→ TASK DIRECTIONS
Quote the records beneath, complete and exact. Leave out images.

++++ MATERIAL TO PROCESS

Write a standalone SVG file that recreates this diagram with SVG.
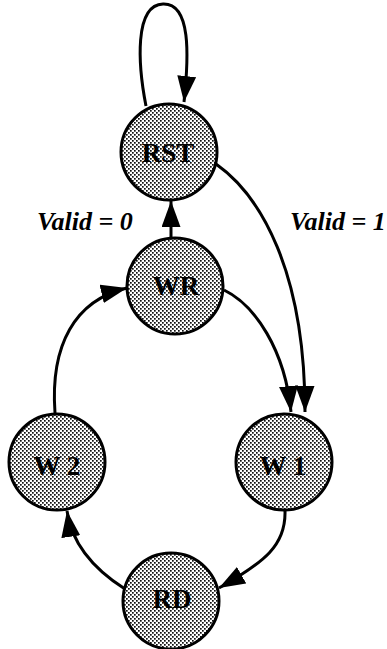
<svg xmlns="http://www.w3.org/2000/svg" width="387" height="649" viewBox="0 0 387 649">
  <defs>
    <!-- halftone stipple used to fill the state circles -->
    <pattern id="stipple" patternUnits="userSpaceOnUse" width="4" height="4">
      <rect width="4" height="4" fill="#ffffff"/>
      <rect x="0" y="0" width="1.7" height="1.7" fill="#111111"/>
      <rect x="2" y="2" width="1.7" height="1.7" fill="#111111"/>
    </pattern>
    <marker id="arrow" markerUnits="userSpaceOnUse" markerWidth="28" markerHeight="20" refX="26" refY="9.5" orient="auto">
      <path d="M0,0 L26,9.5 L0,19 Z" fill="#000"/>
    </marker>
  </defs>
  <style>
    .state { fill: url(#stipple); stroke: #000; stroke-width: 3; }
    .name { font-family: "Liberation Serif", "Times New Roman", serif; font-weight: bold; font-size: 27px; text-anchor: middle; fill: #000; }
    .cond { font-family: "Liberation Serif", "Times New Roman", serif; font-weight: bold; font-style: italic; font-size: 26px; fill: #000; }
    .edge { fill: none; stroke: #000; stroke-width: 3; marker-end: url(#arrow); }
  </style>
  <rect width="387" height="649" fill="#ffffff"/>

  <g id="connectors">
    <!-- RST self loop -->
    <path class="edge" d="M146,106 C138,65 134,5 163,4 C191,3 189,55 184,102"/>
    <!-- WR -> RST -->
    <path class="edge" d="M171,238 L171,201"/>
    <!-- RST -> W1 -->
    <path class="edge" d="M216,164 C260,195 305,270 305,412"/>
    <!-- WR -> W1 -->
    <path class="edge" d="M224,290 C255,305 285,350 291,412"/>
    <!-- W1 -> RD -->
    <path class="edge" d="M285,511 C286,545 265,562 219,588"/>
    <!-- RD -> W2 -->
    <path class="edge" d="M125,589 C95,570 72,545 67,511"/>
    <!-- W2 -> WR -->
    <path class="edge" d="M55,413 C50,345 75,300 127,288"/>
  </g>

  <g id="label-valid0"><text class="cond" x="37" y="230">Valid = 0</text></g>
  <g id="label-valid1"><text class="cond" x="290" y="230">Valid = 1</text></g>

  <g id="RST">
    <circle class="state" cx="169" cy="152" r="48"/>
    <text class="name" x="168" y="162">RST</text>
  </g>
  <g id="WR">
    <circle class="state" cx="175" cy="286" r="48"/>
    <text class="name" x="176" y="295">WR</text>
  </g>
  <g id="W2">
    <circle class="state" cx="57" cy="462" r="48"/>
    <text class="name" x="57" y="475">W 2</text>
  </g>
  <g id="W1">
    <circle class="state" cx="284" cy="462" r="48"/>
    <text class="name" x="283" y="475">W 1</text>
  </g>
  <g id="RD">
    <circle class="state" cx="171" cy="601" r="48"/>
    <text class="name" x="172" y="608">RD</text>
  </g>
</svg>
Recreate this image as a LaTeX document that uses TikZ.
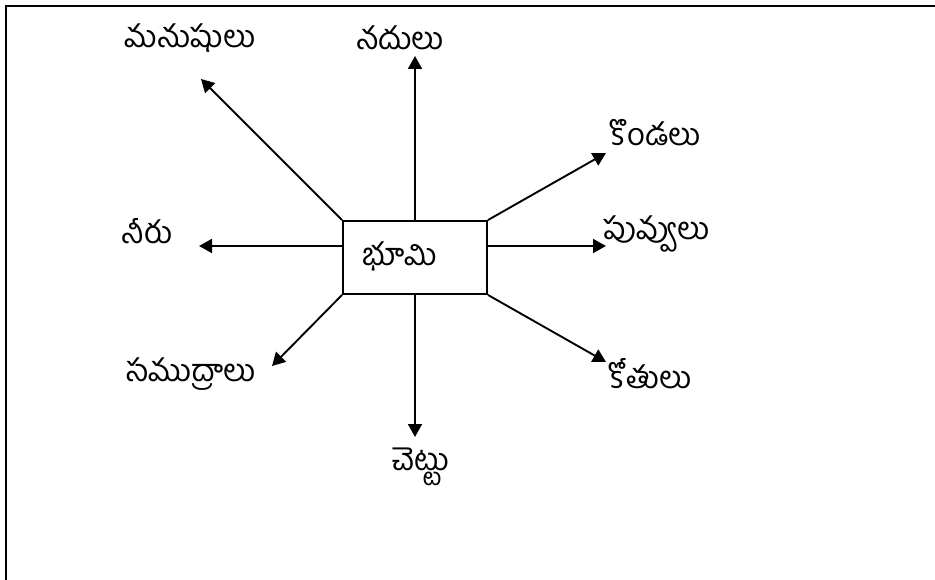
\documentclass[tikz,border=0pt]{standalone}
\usepackage{fontspec}
\newfontfamily\telugu[Script=Telugu]{Hind Guntur}
\usetikzlibrary{arrows.meta}
\begin{document}
\begin{tikzpicture}[x=1pt,y=-1pt,
  lbl/.style={font=\telugu\fontsize{31}{34}\selectfont, inner sep=0pt},
  arr/.style={line width=1.9pt, -{Triangle[length=13pt,width=14pt]}},
  frame/.style={line width=2.4pt}]
\useasboundingbox (0,0) rectangle (935,580);
\draw[frame] (6,580) -- (6,6) -- (935,6);
\node[draw, line width=1.9pt, minimum width=144pt, minimum height=73pt, inner sep=0pt] (box) at (415,257.5) {};
\node[lbl] (bhumi) at (400,256) {భూమి};
\node[lbl] (manu) at (190,38) {మనుషులు};
\node[lbl] (nadu) at (400,38) {నదులు};
\node[lbl] (konda) at (655,133) {కొండలు};
\node[lbl] (puvvu) at (657,234) {పువ్వులు};
\node[lbl] (neeru) at (147,231) {నీరు};
\node[lbl] (samu) at (191,374) {సముద్రాలు};
\node[lbl] (kothu) at (650,374) {కోతులు};
\node[lbl] (chettu) at (421,467) {చెట్టు};
\coordinate (tU) at (415,56);
\coordinate (tUL) at (201,79);
\coordinate (tUR) at (606,153);
\coordinate (tR) at (606,246);
\coordinate (tDR) at (606,362);
\coordinate (tL) at (199,246);
\coordinate (tDL) at (272,366);
\coordinate (tD) at (415,437);
\draw[arr] (box.north) -- (tU);
\draw[arr] (box.north west) -- (tUL);
\draw[arr] (box.north east) -- (tUR);
\draw[arr] (box.east |- tR) -- (tR);
\draw[arr] (box.south east) -- (tDR);
\draw[arr] (box.west |- tL) -- (tL);
\draw[arr] (box.south west) -- (tDL);
\draw[arr] (box.south) -- (tD);
\end{tikzpicture}
\end{document}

++++++++

→ RESPONSE
Write a standalone SVG file that recreates this diagram with SVG.
<svg xmlns="http://www.w3.org/2000/svg" width="387" height="649" viewBox="0 0 387 649">
  <defs>
    <!-- halftone stipple used to fill the state circles -->
    <pattern id="stipple" patternUnits="userSpaceOnUse" width="4" height="4">
      <rect width="4" height="4" fill="#ffffff"/>
      <rect x="0" y="0" width="1.7" height="1.7" fill="#111111"/>
      <rect x="2" y="2" width="1.7" height="1.7" fill="#111111"/>
    </pattern>
    <marker id="arrow" markerUnits="userSpaceOnUse" markerWidth="28" markerHeight="20" refX="26" refY="9.5" orient="auto">
      <path d="M0,0 L26,9.5 L0,19 Z" fill="#000"/>
    </marker>
  </defs>
  <style>
    .state { fill: url(#stipple); stroke: #000; stroke-width: 3; }
    .name { font-family: "Liberation Serif", "Times New Roman", serif; font-weight: bold; font-size: 27px; text-anchor: middle; fill: #000; }
    .cond { font-family: "Liberation Serif", "Times New Roman", serif; font-weight: bold; font-style: italic; font-size: 26px; fill: #000; }
    .edge { fill: none; stroke: #000; stroke-width: 3; marker-end: url(#arrow); }
  </style>
  <rect width="387" height="649" fill="#ffffff"/>

  <g id="connectors">
    <!-- RST self loop -->
    <path class="edge" d="M146,106 C138,65 134,5 163,4 C191,3 189,55 184,102"/>
    <!-- WR -> RST -->
    <path class="edge" d="M171,238 L171,201"/>
    <!-- RST -> W1 -->
    <path class="edge" d="M216,164 C260,195 305,270 305,412"/>
    <!-- WR -> W1 -->
    <path class="edge" d="M224,290 C255,305 285,350 291,412"/>
    <!-- W1 -> RD -->
    <path class="edge" d="M285,511 C286,545 265,562 219,588"/>
    <!-- RD -> W2 -->
    <path class="edge" d="M125,589 C95,570 72,545 67,511"/>
    <!-- W2 -> WR -->
    <path class="edge" d="M55,413 C50,345 75,300 127,288"/>
  </g>

  <g id="label-valid0"><text class="cond" x="37" y="230">Valid = 0</text></g>
  <g id="label-valid1"><text class="cond" x="290" y="230">Valid = 1</text></g>

  <g id="RST">
    <circle class="state" cx="169" cy="152" r="48"/>
    <text class="name" x="168" y="162">RST</text>
  </g>
  <g id="WR">
    <circle class="state" cx="175" cy="286" r="48"/>
    <text class="name" x="176" y="295">WR</text>
  </g>
  <g id="W2">
    <circle class="state" cx="57" cy="462" r="48"/>
    <text class="name" x="57" y="475">W 2</text>
  </g>
  <g id="W1">
    <circle class="state" cx="284" cy="462" r="48"/>
    <text class="name" x="283" y="475">W 1</text>
  </g>
  <g id="RD">
    <circle class="state" cx="171" cy="601" r="48"/>
    <text class="name" x="172" y="608">RD</text>
  </g>
</svg>
Recreate this image as a LaTeX document that uses TikZ.
\documentclass[tikz,border=0pt]{standalone}
\usepackage{fontspec}
\newfontfamily\telugu[Script=Telugu]{Hind Guntur}
\usetikzlibrary{arrows.meta}
\begin{document}
\begin{tikzpicture}[x=1pt,y=-1pt,
  lbl/.style={font=\telugu\fontsize{31}{34}\selectfont, inner sep=0pt},
  arr/.style={line width=1.9pt, -{Triangle[length=13pt,width=14pt]}},
  frame/.style={line width=2.4pt}]
\useasboundingbox (0,0) rectangle (935,580);
\draw[frame] (6,580) -- (6,6) -- (935,6);
\node[draw, line width=1.9pt, minimum width=144pt, minimum height=73pt, inner sep=0pt] (box) at (415,257.5) {};
\node[lbl] (bhumi) at (400,256) {భూమి};
\node[lbl] (manu) at (190,38) {మనుషులు};
\node[lbl] (nadu) at (400,38) {నదులు};
\node[lbl] (konda) at (655,133) {కొండలు};
\node[lbl] (puvvu) at (657,234) {పువ్వులు};
\node[lbl] (neeru) at (147,231) {నీరు};
\node[lbl] (samu) at (191,374) {సముద్రాలు};
\node[lbl] (kothu) at (650,374) {కోతులు};
\node[lbl] (chettu) at (421,467) {చెట్టు};
\coordinate (tU) at (415,56);
\coordinate (tUL) at (201,79);
\coordinate (tUR) at (606,153);
\coordinate (tR) at (606,246);
\coordinate (tDR) at (606,362);
\coordinate (tL) at (199,246);
\coordinate (tDL) at (272,366);
\coordinate (tD) at (415,437);
\draw[arr] (box.north) -- (tU);
\draw[arr] (box.north west) -- (tUL);
\draw[arr] (box.north east) -- (tUR);
\draw[arr] (box.east |- tR) -- (tR);
\draw[arr] (box.south east) -- (tDR);
\draw[arr] (box.west |- tL) -- (tL);
\draw[arr] (box.south west) -- (tDL);
\draw[arr] (box.south) -- (tD);
\end{tikzpicture}
\end{document}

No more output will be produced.